We returned to camp after the hike and ate Canyon breakfast of hard boiled eggs, grits with jalapenos, bacon and cheddar, and steaming cups of coffee and tea. Day 3’s plan was to hike through the wider canyon. As the layers change from Navajo Sandstone to the darker green gray Kayenta formation, the canyon transforms itself once again.
Boulders sliced down the canyon walls into the river. The flash floods which flush the rocks from the narrow canyon above don’t occur in the wider lower section of canyon. Here the boulders create large pools in the river. It was hard to believe that this was the same bone dry riverbed we’d started hiking 2 days earlier.
We hiked 10 miles before lunch and then pulled over into a shady grove to eat. The temperature continued to climb into the 90’s so we set up the tent for an afternoon siesta.
While we were safe behind mesh, deer flies came hunting for us. When we woke up, they were waiting. We outran them down to the safety of the water to keep from getting stung. Here we cooked dinner, while standing in thigh deep pools to both stay cool and bug free.
As soon as the sun went down, we packed up and started hiking again. We had 10 miles left to go and we figured we’d walk until we were tired and finished the rest the next day.
This lower section of canyon became even more boulder choked, as if the Canyon were crumbling in on itself. We navigated two miles slowly before stopping on a high ledge to camp. Here we had views for miles down the canyon, framed by the distant Vermillion Cliffs. It was yet another personality change of Paria.
Our last day would be a hot one. The final canyon miles had very little shade so we got moving early. Here the deer flies would catch you when you stopped so we were highly motivated to keep walking. We now understood why long pants seemed to be popular for this hike. We hiked through the open desert, watching for lizards, flowers and ancient petroglyphs.
As we walked, the canyon continued to open until it was nearly 3 miles wide. This was one of my first backpacking adventures where we slowed down near the end, not wanting it to be over so soon. Despite the call of ice cream and a cold beer in the van…we would have been happy to stay in the desert longer.
We knew we’d reached the end when we came upon Lonely Dell, John D Lee’s Ranch above the Ferry. We explored the old corral and Emma’s cabin before walking the final mile out the canyon.
When we arrived back to Lee’s Ferry parking, we watched two huge rafts drive towards the boat ramp. Lee’s Ferry is the launch point for the 10 and 21 day Grand Canyon raft trips, and a large commercial outfitting trip was about to set sail. We were curious so we grabbed some liquid refreshment and walked the 1/4 mile down to see the carnival.
While we walked, a giant motorcoach drove by to unload the passengers into the waiting rafts. This was luxury. The guests piled out of the bus and boarded the 30 foot rafts while the heavily laden gear barges followed behind. Tim and I both considered stowing away as passengers, but suspected our unshowered state might give us a way. Instead we returned to the van, pledging to double our efforts to get on a river trip soon.
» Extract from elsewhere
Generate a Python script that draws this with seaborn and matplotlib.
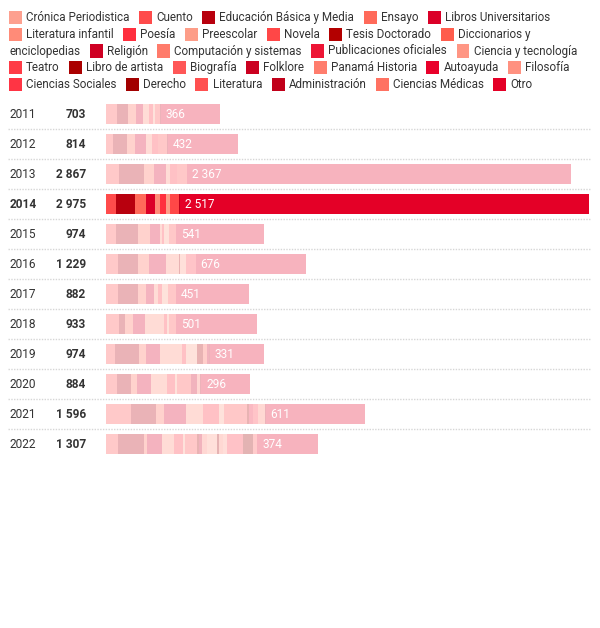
import matplotlib
matplotlib.use("Agg")
import matplotlib.pyplot as plt
import matplotlib.transforms as mtransforms
from matplotlib.patches import Rectangle
from matplotlib.colors import to_rgb
import pandas as pd
import seaborn as sns

# ===== DATA =====
years = [2011, 2012, 2013, 2014, 2015, 2016, 2017, 2018, 2019, 2020, 2021, 2022]
highlight_year = 2014

categories = [
    "Crónica Periodistica", "Cuento", "Educación Básica y Media", "Ensayo",
    "Libros Universitarios", "Literatura infantil", "Poesía", "Preescolar",
    "Novela", "Tesis Doctorado", "Diccionarios y enciclopedias", "Religión",
    "Computación y sistemas", "Publicaciones oficiales", "Ciencia y tecnología",
    "Teatro", "Libro de artista", "Biografía", "Folklore", "Panamá Historia",
    "Autoayuda", "Filosofía", "Ciencias Sociales", "Derecho", "Literatura",
    "Administración", "Ciencias Médicas", "Otro",
]

colors = [
    "#fda08f", "#ff4b4b", "#b8000e", "#ff6a5a", "#db0028", "#ff8b78", "#ff2f3e",
    "#fd9d88", "#ff4747", "#b30000", "#ff5d4d", "#cf0023", "#ff7b6b", "#ed1535",
    "#ff9684", "#ff3b46", "#aa0000", "#ff5757", "#cb0020", "#ff7d6d", "#e9002b",
    "#ff9180", "#ff3444", "#a20000", "#ff5050", "#c1001a", "#ff7262", "#e40027",
]

#                     2011 2012 2013 2014 2015 2016 2017 2018 2019 2020 2021 2022
cronica =            [0,   0,   0,   0,   0,   0,   0,   0,   0,   0,   0,   0]
cuento =             [67,  45,  80,  64,  60,  76,  76,  80,  56,  66,  152, 76]
educacion =          [66,  86,  154, 113, 140, 123, 123, 37,  148, 86,  156, 158]
ensayo =             [54,  49,  62,  72,  72,  66,  47,  47,  41,  41,  49,  20]
libros_univ =        [40,  66,  72,  51,  62,  103, 49,  76,  90,  82,  136, 88]
lit_infantil =       [36,  37,  27,  31,  10,  82,  27,  115, 131, 103, 103, 76]
poesia =             [24,  39,  41,  41,  16,  0,   20,  20,  29,  47,  97,  56]
preescolar =         [17,  0,   0,   20,  25,  0,   37,  10,  68,  14,  35,  12]
novela =             [27,  56,  64,  56,  48,  0,   52,  47,  0,   82,  140, 76]
tesis =              [0,   0,   0,   0,   0,   6,   0,   0,   35,  0,   14,  10]
diccionarios =       [0,   0,   0,   0,   0,   0,   0,   0,   27,  0,   0,   0]
religion =           [0,   0,   0,   0,   0,   0,   0,   0,   12,  37,  0,   20]
computacion =        [0,   0,   0,   0,   0,   0,   0,   0,   0,   24,  0,   31]
publicaciones =      [0,   0,   0,   0,   0,   0,   0,   0,   0,   0,   23,  0]
ciencia_tec =        [0,   0,   0,   0,   0,   37,  0,   0,   0,   0,   0,   62]
teatro =             [0,   0,   0,   0,   0,   60,  0,   0,   0,   0,   33,  0]
libro_artista =      [0,   0,   0,   0,   0,   0,   0,   0,   0,   0,   0,   10]
biografia =          [0,   0,   0,   0,   0,   0,   0,   0,   0,   0,   0,   0]
folklore =           [0,   0,   0,   0,   0,   0,   0,   0,   0,   0,   0,   0]
panama_historia =    [0,   0,   0,   0,   0,   0,   0,   0,   0,   0,   41,  25]
autoayuda =          [0,   0,   0,   0,   0,   0,   0,   0,   0,   0,   0,   0]
filosofia =          [0,   0,   0,   0,   0,   0,   0,   0,   0,   0,   0,   27]
ciencias_sociales =  [0,   0,   0,   0,   0,   0,   0,   0,   0,   0,   0,   98]
derecho =            [0,   0,   0,   0,   0,   0,   0,   0,   0,   0,   0,   62]
literatura =         [0,   0,   0,   0,   0,   0,   0,   0,   0,   0,   0,   20]
administracion =     [6,   4,   0,   10,  0,   0,   0,   0,   6,   6,   6,   6]
ciencias_medicas =   [0,   0,   0,   0,   0,   0,   0,   0,   0,   0,   0,   0]
otro =               [366, 432, 2367, 2517, 541, 676, 451, 501, 331, 296, 611, 374]

series = [
    cronica, cuento, educacion, ensayo, libros_univ, lit_infantil, poesia,
    preescolar, novela, tesis, diccionarios, religion, computacion,
    publicaciones, ciencia_tec, teatro, libro_artista, biografia, folklore,
    panama_historia, autoayuda, filosofia, ciencias_sociales, derecho,
    literatura, administracion, ciencias_medicas, otro,
]

# Legend lines as drawn in the original (item index, label override)
legend_lines = [
    [(0, None), (1, None), (2, None), (3, None), (4, None)],
    [(5, None), (6, None), (7, None), (8, None), (9, None), (10, "Diccionarios y")],
    [(-1, "enciclopedias"), (11, None), (12, None), (13, None), (14, None)],
    [(15, None), (16, None), (17, None), (18, None), (19, None), (20, None), (21, None)],
    [(22, None), (23, None), (24, None), (25, None), (26, None), (27, None)],
]

# ===== SETTINGS =====
W, H = 600, 628
font_size = 8.6
legend_font_size = 8.4
text_color = "#333333"
fade = 0.3


def faded(c):
    r, g, b = to_rgb(c)
    return (1 - fade + fade * r, 1 - fade + fade * g, 1 - fade + fade * b)


def fmt(v):
    return f"{v:,}".replace(",", " ")


sns.set_theme(style="white")
plt.rcParams["font.family"] = ["Roboto", "DejaVu Sans"]

fig = plt.figure(figsize=(W / 100, H / 100), dpi=100)
ax = fig.add_axes([106 / W, 1 - 459 / H, 483 / W, 360 / H])

year_labels = [str(y) for y in years]
totals = [sum(s[i] for s in series) for i in range(len(years))]

# ===== STACKED BARS (drawn from the last layer back to the first) =====
cum = []
running = [0] * len(years)
for s in series:
    running = [running[i] + s[i] for i in range(len(years))]
    cum.append(running)

for k in reversed(range(len(series))):
    df = pd.DataFrame({"year": year_labels, "value": cum[k]})
    pal = {
        yl: (to_rgb(colors[k]) if int(yl) == highlight_year else faded(colors[k]))
        for yl in year_labels
    }
    sns.barplot(
        data=df, x="value", y="year", hue="year", palette=pal,
        order=year_labels, hue_order=year_labels, orient="h",
        width=0.64, saturation=1, linewidth=0, legend=False, ax=ax,
    )

ax.set_xlim(0, totals[years.index(highlight_year)])
ax.set_ylim(len(years) - 0.5, -0.5)
ax.axis("off")

trans = mtransforms.blended_transform_factory(fig.transFigure, ax.transData)

# ===== ROW LABELS, TOTALS, OTRO VALUES =====
before_otro = cum[-2]
for i, y in enumerate(years):
    bold = "bold" if y == highlight_year else "normal"
    ax.text(10 / W, i, str(y), transform=trans, ha="left", va="center",
            fontsize=font_size, fontweight=bold, color=text_color)
    ax.text(86 / W, i, fmt(totals[i]), transform=trans, ha="right",
            va="center", fontsize=font_size, fontweight="bold", color=text_color)
    ax.text(before_otro[i] + 28, i, fmt(otro[i]), ha="left", va="center",
            fontsize=font_size, color="white")

# dotted separators
for i in range(len(years) - 1):
    ax.plot([8 / W, 590 / W], [i + 0.5, i + 0.5], transform=trans,
            color="#d6d6d6", lw=1.0, ls=(0, (1, 1)), clip_on=False)

# ===== LEGEND (flowing layout) =====
fig.canvas.draw()
renderer = fig.canvas.get_renderer()
sw = 13
for line_idx, items in enumerate(legend_lines):
    yc = 17.5 + 16.75 * line_idx
    x = 9
    for idx, label in items:
        if idx >= 0:
            fig.patches.append(Rectangle(
                (x / W, 1 - (yc + sw / 2) / H), sw / W, sw / H,
                transform=fig.transFigure, facecolor=colors[idx],
                edgecolor="none"))
            x += sw + 4
        txt = label if label is not None else categories[idx]
        t = fig.text(x / W, 1 - yc / H, txt, ha="left", va="center",
                     fontsize=legend_font_size, color=text_color)
        x += t.get_window_extent(renderer).width + 9.5

fig.savefig("out.png", dpi=100)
We packed up and hit the road, checking our email in the occasional blips of cell service. Satisfied that nothing significant had changed in the world during our four days of solitude, we turned off the highway onto a washboarded gravel road for part two of our remote weekend.
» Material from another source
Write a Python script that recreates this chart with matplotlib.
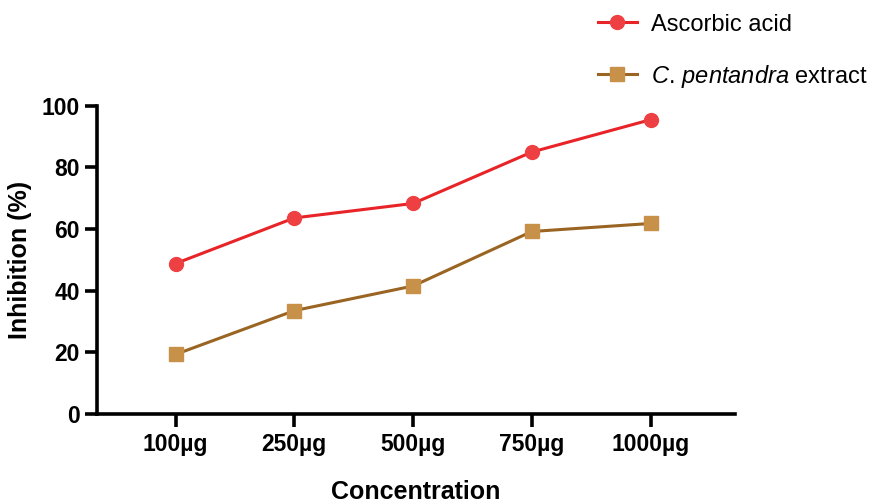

60 miles and an hour and a half later, we found a perfect camp spot on the Rainbow Rim. Here on the North Rim of the Grand Canyon, we found some of the best camping in the United States. Our front porch opened onto the Canyon Rim and the backdoor opened towards 17 miles of single track which wove through the pine forest and opened out on 5 incredible Canyon rim viewpoints.
Next day, we let the feet rest and instead got the biking muscles back in shape exploring the Canyon rim.
We couldn’t have asked for a more amazing canyon adventure.